Start

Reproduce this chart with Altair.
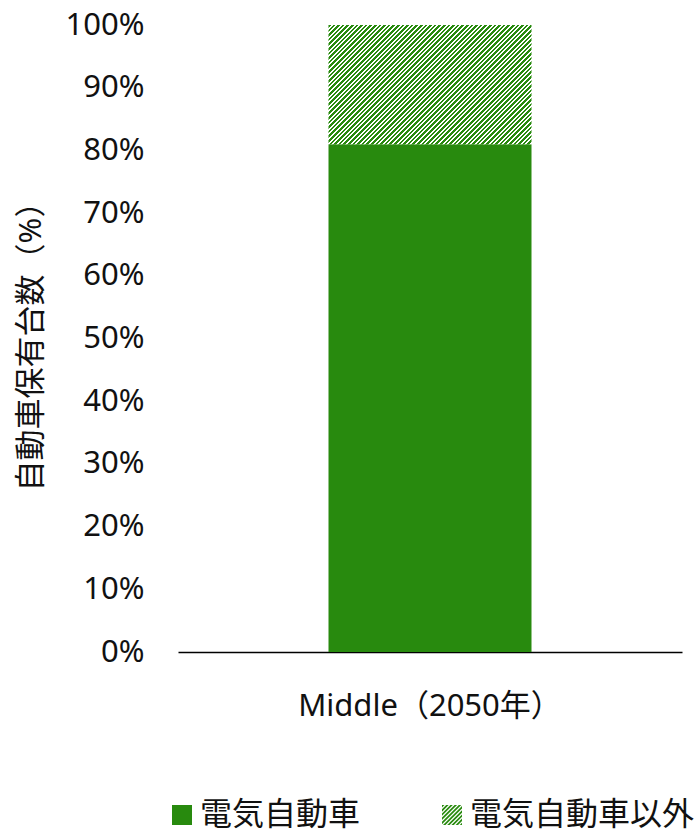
import altair as alt
import pandas as pd

# ---- data ----
categories = ["Middle（2050年）"]
types = ["電気自動車", "電気自動車以外"]
shares = [81, 19]          # % of vehicle stock
stack_order = [1, 2]
y_ticks = [0, 10, 20, 30, 40, 50, 60, 70, 80, 90, 100]
y_title = "自動車保有台数（%）"

# ---- styling ----
GREEN = "#288A0E"
TEXT = "#111111"
FONT = "Noto Sans, Noto Sans CJK JP, sans-serif"
FS = 31
PLOT_W, PLOT_H = 504, 627
BAR_W = 203
HATCH_PERIOD = 4.6
HATCH_FILL = 0.58

df = pd.DataFrame({
    "cat": [categories[0]] * len(types),
    "type": types,
    "value": shares,
    "order": stack_order,
})


def hatch_gradient(w, h, period, frac):
    """Hard-stop linear gradient producing 45° '/' stripes on a w x h box."""
    span = w + h
    s = span / (w * w + h * h)
    dt = period / span
    stops = []
    k = 0
    while k * dt < 1:
        a = round(k * dt, 5)
        m = round(min(k * dt + dt * frac, 1), 5)
        b = round(min(k * dt + dt, 1), 5)
        stops += [
            {"offset": a, "color": GREEN},
            {"offset": m, "color": GREEN},
            {"offset": m, "color": "#ffffff"},
            {"offset": b, "color": "#ffffff"},
        ]
        k += 1
    return {"gradient": "linear", "x1": 0, "y1": 0,
            "x2": round(w * s, 5), "y2": round(h * s, 5), "stops": stops}


def clip(poly, fn):
    out = []
    n = len(poly)
    for i in range(n):
        p, q = poly[i], poly[(i + 1) % n]
        fp, fq = fn(p), fn(q)
        if fp >= 0:
            out.append(p)
        if (fp >= 0) != (fq >= 0):
            t = fp / (fp - fq)
            out.append((p[0] + t * (q[0] - p[0]), p[1] + t * (q[1] - p[1])))
    return out


def hatch_symbol_path(period=0.4, frac=0.55):
    square = [(-1, -1), (1, -1), (1, 1), (-1, 1)]
    parts = []
    k = 0
    while -2 + k * period < 2:
        a = -2 + k * period
        b = a + period * frac
        poly = clip(square, lambda p, a=a: p[0] + p[1] - a)
        poly = clip(poly, lambda p, b=b: b - (p[0] + p[1]))
        if len(poly) >= 3:
            parts.append("M" + "L".join(f"{x:.3f},{y:.3f}" for x, y in poly) + "Z")
        k += 1
    return "".join(parts)


hatch_h = PLOT_H * shares[1] / 100
grad = hatch_gradient(BAR_W, hatch_h, HATCH_PERIOD, HATCH_FILL)

legend = alt.Legend(
    title=None, orient="none", direction="horizontal",
    legendX=-12, legendY=774, padding=0,
    labelFontSize=32, labelFont=FONT, labelColor=TEXT, labelOffset=2, labelLimit=0,
    symbolSize=400, symbolStrokeWidth=0, columnPadding=75,
)

x_enc = alt.X("cat:N", title=None,
              axis=alt.Axis(labelAngle=0, ticks=False, tickSize=0, labelPadding=39,
                            labelLimit=0,
                            domainColor="#000000", domainWidth=1.5,
                            labelFontSize=FS, labelColor=TEXT, labelFont=FONT))

# hidden points (behind the solid bar) that generate the legend
legend_layer = alt.Chart(df).mark_point(filled=True, size=100, opacity=1).encode(
    x=x_enc,
    y=alt.datum(40),
    color=alt.Color("type:N", scale=alt.Scale(domain=types, range=[GREEN, GREEN]), legend=legend),
    shape=alt.Shape("type:N", scale=alt.Scale(domain=types,
                                              range=["M-1,-1H1V1H-1Z",
                                                     hatch_symbol_path(0.42, HATCH_FILL)]),
                    legend=legend),
)

bars = alt.Chart(df).mark_bar(size=BAR_W, strokeWidth=0).encode(
    x=x_enc,
    y=alt.Y("value:Q", stack="zero", scale=alt.Scale(domain=[0, 100]),
            axis=alt.Axis(values=y_ticks, labelExpr="datum.value + '%'",
                          grid=False, domain=False, ticks=False, tickSize=0,
                          labelPadding=34, labelFontSize=FS, labelColor=TEXT, labelFont=FONT,
                          title=y_title, titleFontSize=FS, titleFont=FONT,
                          titleFontWeight="normal", titleColor=TEXT, titlePadding=18)),
    detail="type:N",
    order=alt.Order("order:Q", sort="ascending"),
    fill=alt.condition(alt.datum.type == types[1], alt.value(grad), alt.value(GREEN)),
)

chart = alt.layer(legend_layer, bars).properties(
    width=PLOT_W, height=PLOT_H,
    padding={"left": 178, "top": 25, "right": 15, "bottom": 182},
    autosize=alt.AutoSizeParams(type="none"),
    background="#ffffff",
).configure_view(stroke=None)

chart.save("out.html", embed_options={"renderer": "svg", "actions": False})
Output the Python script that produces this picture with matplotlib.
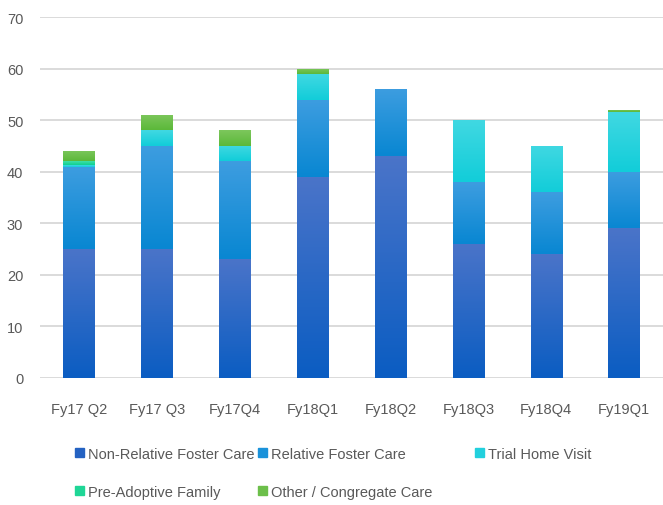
import matplotlib
matplotlib.use("Agg")
import matplotlib.pyplot as plt
from matplotlib.patches import Patch
from matplotlib.colors import LinearSegmentedColormap
import numpy as np

categories = ["Fy17 Q2", "Fy17 Q3", "Fy17Q4", "Fy18Q1", "Fy18Q2", "Fy18Q3", "Fy18Q4", "Fy19Q1"]
series_names = ["Non-Relative Foster Care", "Relative Foster Care", "Trial Home Visit",
                "Pre-Adoptive Family", "Other / Congregate Care"]
non_relative = [25, 25, 23, 39, 43, 26, 24, 29]
relative = [16, 20, 19, 15, 13, 12, 12, 11]
trial_home = [0.3, 3, 3, 5, 0, 12, 9, 11.5]
pre_adoptive = [0.7, 0, 0, 0, 0, 0, 0, 0]
other = [2, 3, 3, 1, 0, 0, 0, 0.5]
yticks = [0, 10, 20, 30, 40, 50, 60, 70]

colors = ["#2462c2", "#1a92da", "#22d0dd", "#1fd696", "#6cbf4a"]
# (bottom, top) shades for the gradient fill of each series
gradients = [("#0b5dc2", "#4a74c9"), ("#0987d2", "#3d9de0"), ("#12cdd9", "#40d8e2"),
             ("#10d090", "#3de0a8"), ("#5cb83a", "#7cc75c")]

plt.rcParams['font.family'] = ['Liberation Sans', 'DejaVu Sans']

fig = plt.figure(figsize=(6.63, 5.06), dpi=100)
ax = fig.add_axes([40/663, 127/506, 623/663, (379-18)/506])

x = np.arange(len(categories))
bottom = np.zeros(len(categories))
grad = np.linspace(0, 1, 64).reshape(-1, 1)
for vals, c, (cb, ct) in zip([non_relative, relative, trial_home, pre_adoptive, other], colors, gradients):
    v = np.array(vals, dtype=float)
    bars = ax.bar(x, v, width=0.4, bottom=bottom, color=c, zorder=3, linewidth=0)
    cmap = LinearSegmentedColormap.from_list("g", [cb, ct])
    for p in bars.patches:
        if p.get_height() <= 0:
            continue
        x0, y0, w, h = p.get_x(), p.get_y(), p.get_width(), p.get_height()
        im = ax.imshow(grad, cmap=cmap, extent=[x0, x0 + w, y0, y0 + h], origin="lower",
                       aspect="auto", zorder=3.5, interpolation="bilinear")
        im.set_clip_path(p)
    bottom += v

ax.set_xlim(-0.5, len(categories) - 0.5)
ax.set_ylim(0, 70)
ax.set_yticks(yticks)
ax.set_yticklabels([str(t) for t in yticks])
ax.set_xticks(x)
ax.set_xticklabels(categories)
ax.yaxis.grid(True, color="#d4d4d4", linewidth=1.2, zorder=0)
ax.set_axisbelow(True)
for s in ax.spines.values():
    s.set_visible(False)
ax.tick_params(axis='both', length=0, labelsize=10.5, colors="#595959")
ax.tick_params(axis='x', pad=17)
ax.tick_params(axis='y', pad=12)

# Legend entries placed like the original (fixed column slots)
pos = [(76, 455), (259, 455), (476, 455), (76, 493), (259, 493)]
for name, c, (px, py) in zip(series_names, colors, pos):
    fig.legend(handles=[Patch(color=c)], labels=[name],
               loc="center left", bbox_to_anchor=(px/663 - 0.012, 1 - py/506),
               frameon=False, fontsize=10.5, handlelength=0.6, handleheight=0.6,
               handletextpad=0.3, borderpad=0, labelcolor="#595959")

fig.savefig("out.png", dpi=100)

End

**Work instructions**
Provide only the count of lines in the data above that include the string "matplotlib".

**Result for this exercise**
6